Cycling in Cairo: A green alternative for getting stuck in traffic
Traffic in the capital of Egypt, Cairo, can be stressful and time-consuming. It takes me over an hour of driving in the afternoon to cover the same distance that takes twenty minutes early in the morning, on a daily basis. The problem of Cairo’s heavy traffic jams stems mainly from the large number of cars and the absence of appropriate parking spaces.
But Egyptian youth wanted to do something about it, so they came up with an easy solution: cycling.
Riding bicycles not only helps reduce the huge number of cars but can also save a city up to $25 trillion and reduce transportation-related CO2 emissions by 10 percent, according to a new study by the University of California, Davis, and the New York-based Institute for Transportation & Development Policy.
The new fuel-saving and eco-friendly solution has been adapted in recent months by many Egyptian students for its convenience and benefits. Although bicycles have been used in Egypt for years, mainly by boys and delivery guys, it was never as popular among young adults as it is now and it wasn’t encouraging either. Young girls would get verbally harassed riding bikes in the streets.
But during the past few years, cycling became a more acceptable and much-needed idea as road blockages resulting from subway expansions and security concerns worsened traffic congestion. This was the last straw for many. Students who lived somewhat close to their schools started using bikes to commute.
Both male and female cyclists started forming groups and going on rides around and near Cairo, encouraging others to join. Even those who could not ride and did not own bicycles showed enough interest to turn these small groups into popular cycling clubs.

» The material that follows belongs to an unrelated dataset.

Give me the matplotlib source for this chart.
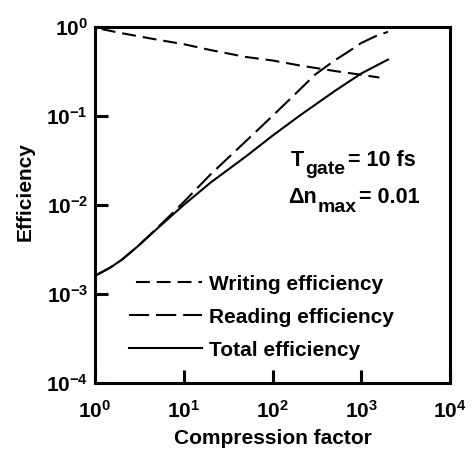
import matplotlib
matplotlib.use('Agg')
from matplotlib import pyplot as plt

# Fonts: bold Arial-like everywhere, also inside the math tick labels
plt.rcParams['font.family'] = 'Liberation Sans'
plt.rcParams['font.weight'] = 'bold'
plt.rcParams['mathtext.fontset'] = 'custom'
plt.rcParams['mathtext.rm'] = 'Liberation Sans:bold'
plt.rcParams['mathtext.it'] = 'Liberation Sans:bold'
plt.rcParams['mathtext.bf'] = 'Liberation Sans:bold'
plt.rcParams['lines.scale_dashes'] = False

# Data
writing_x = [1, 2, 5, 10, 20, 50, 100, 200, 500, 1000, 1600]
writing_eff = [0.98, 0.85, 0.72, 0.64, 0.55, 0.46, 0.42, 0.37, 0.32, 0.29, 0.27]

reading_x = [1, 1.5, 2, 3, 4, 5, 7, 10, 20, 50, 100, 200, 300, 500, 700,
             1000, 1500, 2000]
reading_eff = [1.6e-3, 1.99e-3, 2.42e-3, 3.4e-3, 4.45e-3, 5.5e-3, 7.6e-3,
               0.0108, 0.022, 0.052, 0.10, 0.195, 0.29, 0.42, 0.52, 0.66,
               0.80, 0.88]

total_x = [1, 1.5, 2, 3, 4, 5, 7, 10, 20, 50, 100, 200, 500, 1000, 2000]
total_eff = [1.6e-3, 1.99e-3, 2.42e-3, 3.4e-3, 4.4e-3, 5.4e-3, 7.3e-3, 0.0100,
             0.0178, 0.035, 0.060, 0.100, 0.19, 0.30, 0.43]

xticks = [1, 10, 100, 1000, 10000]
xtick_labels = [r'$10^{0}$', r'$10^{1}$', r'$10^{2}$', r'$10^{3}$', r'$10^{4}$']
yticks = [1e-4, 1e-3, 1e-2, 1e-1, 1]
ytick_labels = [r'$10^{-4}$', r'$10^{-3}$', r'$10^{-2}$', r'$10^{-1}$', r'$10^{0}$']

# Plot data
fig = plt.figure(figsize=(4.74, 4.49), dpi=100)
ax = fig.add_axes([0.2004, 0.147, 0.749, 0.793])

ax.plot(writing_x, writing_eff, c='black', lw=1.5, ls=(10, (10, 5)),
        label='Writing efficiency')
ax.plot(reading_x, reading_eff, c='black', lw=1.5, dashes=(14.5, 5),
        label='Reading efficiency')
ax.plot(total_x, total_eff, c='black', lw=1.5, label='Total efficiency')

# Format plot
ax.set_xscale('log')
ax.set_yscale('log')
ax.set_xlim(1, 1e4)
ax.set_ylim(1e-4, 1)
ax.set_xticks(xticks)
ax.set_xticklabels(xtick_labels)
ax.set_yticks(yticks)
ax.set_yticklabels(ytick_labels)
ax.minorticks_off()
ax.tick_params(axis='both', which='major', direction='in', length=9.5,
               width=2.2, labelsize=15)
ax.tick_params(axis='x', pad=12)
ax.tick_params(axis='y', pad=5)
for side in ax.spines:
    ax.spines[side].set_linewidth(2.2)

ax.set_xlabel('Compression factor', fontsize=15, fontweight='bold', labelpad=5)
ax.set_ylabel('Efficiency', fontsize=15, fontweight='bold')
ax.yaxis.set_label_coords(-0.17, 0.537)

ax.legend(loc='upper left', bbox_to_anchor=(0.096, 0.304), frameon=False,
          fontsize=15, borderpad=0, borderaxespad=0, handlelength=3.5,
          handletextpad=0.34, labelspacing=0.67)

# Annotation with large subscripts
t1 = ax.text(0.552, 0.61, 'T', transform=ax.transAxes, fontsize=15.5,
             fontweight='bold')
t2 = ax.annotate('gate', xy=(1, 0), xycoords=t1, xytext=(0.5, -5),
                 textcoords='offset points', fontsize=14, fontweight='bold',
                 va='bottom')
ax.annotate('= 10 fs', xy=(1, 0), xycoords=t2, xytext=(2, 5),
            textcoords='offset points', fontsize=15.5, fontweight='bold',
            va='bottom')

t3 = ax.text(0.544, 0.506, '\u0394n', transform=ax.transAxes, fontsize=15.5,
             fontweight='bold')
t4 = ax.annotate('max', xy=(1, 0), xycoords=t3, xytext=(0.5, -6),
                 textcoords='offset points', fontsize=14, fontweight='bold',
                 va='bottom')
ax.annotate('= 0.01', xy=(1, 0), xycoords=t4, xytext=(2, 6),
            textcoords='offset points', fontsize=15.5, fontweight='bold',
            va='bottom')

plt.savefig('out.png', dpi=100)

For over a year now, there has been at least one organized ride per week. One of the most popular rides is scheduled for every Friday morning by a group called Go Bike that promotes cycling. The special thing about these rides is that organizers set a specific meeting place where amateurs can either rent bikes or join for free if they already have their own. The whole group would then set off, followed by a truck loaded with bikes in case one broke down or someone else wanted to join along the way.

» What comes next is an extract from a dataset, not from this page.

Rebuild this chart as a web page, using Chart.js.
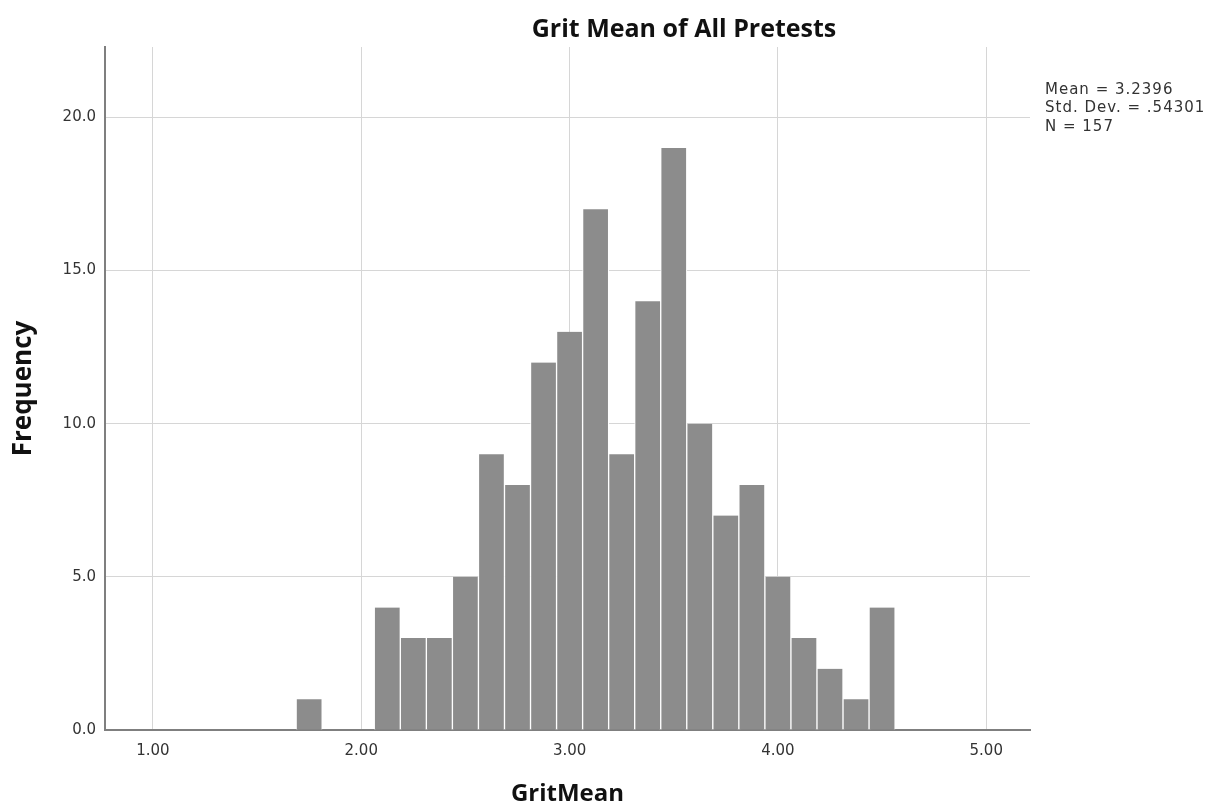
<!DOCTYPE html>
<html>
<head>
<meta charset="utf-8">
<script src="https://cdn.jsdelivr.net/npm/chart.js@4.4.0/dist/chart.umd.min.js"></script>
<style>
  html, body { margin: 0; padding: 0; background: #fff; }
  #wrap { width: 1209px; height: 807px; position: relative; }
</style>
</head>
<body>
<div id="wrap"><canvas id="histChart"></canvas></div>
<script>
var binCenters = [1.75, 1.875, 2.0, 2.125, 2.25, 2.375, 2.5, 2.625, 2.75, 2.875, 3.0, 3.125,
                  3.25, 3.375, 3.5, 3.625, 3.75, 3.875, 4.0, 4.125, 4.25, 4.375, 4.5];
var counts = [1, 0, 0, 4, 3, 3, 5, 9, 8, 12, 13, 17, 9, 14, 19, 10, 7, 8, 5, 3, 2, 1, 4];
var xTicks = [1, 2, 3, 4, 5];
var yTicks = [0, 5, 10, 15, 20];
var statLines = ['Mean = 3.2396', 'Std. Dev. = .54301', 'N = 157'];

var points = binCenters.map(function (c, i) { return {x: c, y: counts[i]}; });

var textPlugin = {
    id: 'textPlugin',
    afterDraw: function (chart) {
        var ctx = chart.ctx;
        ctx.save();
        ctx.fillStyle = '#111';
        ctx.font = 'bold 25px "Open Sans"';
        ctx.textAlign = 'center';
        ctx.textBaseline = 'middle';
        ctx.fillText('Grit Mean of All Pretests', 684, 30);
        ctx.font = '15px "DejaVu Sans"';
        ctx.letterSpacing = '1px';
        ctx.textAlign = 'left';
        ctx.fillStyle = '#333';
        statLines.forEach(function (s, i) {
            ctx.fillText(s, 1045, 90 + i * 18.5);
        });
        ctx.restore();
    }
};

var ctx = document.getElementById('histChart').getContext('2d');
new Chart(ctx, {
    type: 'bar',
    data: {
        datasets: [{
            label: 'GritMean',
            data: points,
            backgroundColor: '#8c8c8c',
            borderColor: '#ffffff',
            borderWidth: {left: 1, right: 1, top: 0, bottom: 0},
            borderSkipped: false,
            barPercentage: 1,
            categoryPercentage: 1
        }]
    },
    options: {
        responsive: true,
        maintainAspectRatio: false,
        animation: false,
        layout: {padding: {left: 0, top: 47, right: 179, bottom: 0}},
        plugins: {legend: {display: false}, tooltip: {enabled: false}},
        scales: {
            x: {
                type: 'linear',
                min: 0.77,
                max: 5.21,
                offset: false,
                afterBuildTicks: function (s) { s.ticks = xTicks.map(function (v) { return {value: v}; }); },
                afterFit: function (s) { s.height = 77; },
                grid: {color: '#d6d6d6', lineWidth: 1, drawTicks: false, offset: false},
                border: {color: '#7f7f7f', width: 2},
                ticks: {
                    padding: 12,
                    color: '#333',
                    font: {family: 'DejaVu Sans', size: 15},
                    callback: function (v) { return Number(v).toFixed(2); },
                    maxRotation: 0
                },
                title: {
                    display: true,
                    text: 'GritMean',
                    color: '#111',
                    font: {family: 'Open Sans', size: 24, weight: 'bold'},
                    padding: {top: 0, bottom: -2}
                }
            },
            y: {
                min: 0,
                max: 22.3,
                afterBuildTicks: function (s) { s.ticks = yTicks.map(function (v) { return {value: v}; }); },
                afterFit: function (s) { s.width = 105; },
                grid: {color: '#d6d6d6', lineWidth: 1, drawTicks: false},
                border: {color: '#7f7f7f', width: 2},
                ticks: {
                    padding: 9,
                    color: '#333',
                    font: {family: 'DejaVu Sans', size: 15},
                    callback: function (v) { return Number(v).toFixed(1); }
                },
                title: {
                    display: true,
                    text: 'Frequency',
                    color: '#111',
                    font: {family: 'Open Sans', size: 26, weight: 'bold'},
                    padding: {top: 8, bottom: 0}
                }
            }
        }
    },
    plugins: [textPlugin]
});
</script>
</body>
</html>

In such a large group, girls don’t worry about harassment and nobody worries about crossing roads or being left behind.
Reham Ahmad, a 23-year-old art student, has been in the group for a while now. “Cycling every Friday within groups is a really good way to get rid of negative energy and meet new friends,” she told Global Young Voices about her experience. “It encourages me to use my bicycle every other day to quickly get to my classes and escape traffic.”

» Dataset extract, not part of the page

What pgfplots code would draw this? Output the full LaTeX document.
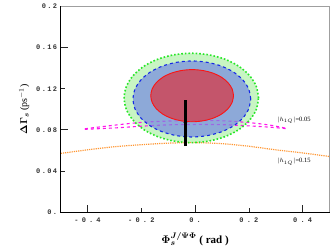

Cycling has also given a chance for Ahmad to exercise as she couldn’t find time for it before joining the group. “Since I don’t play sports, cycling is a good alternative that’s available to me,” she said. “It is an easy and cheap way to stay healthy, and we want to spread the idea of riding bicycles in our community because it is eco-friendly and saves a lot of otherwise wasted time.”
The next step, cyclists are now hoping, would be assigning a separate lane for them on the roads. They’re well aware that this now-missing safety requirement would ensure their welfare and allow them to enjoy the daily rides.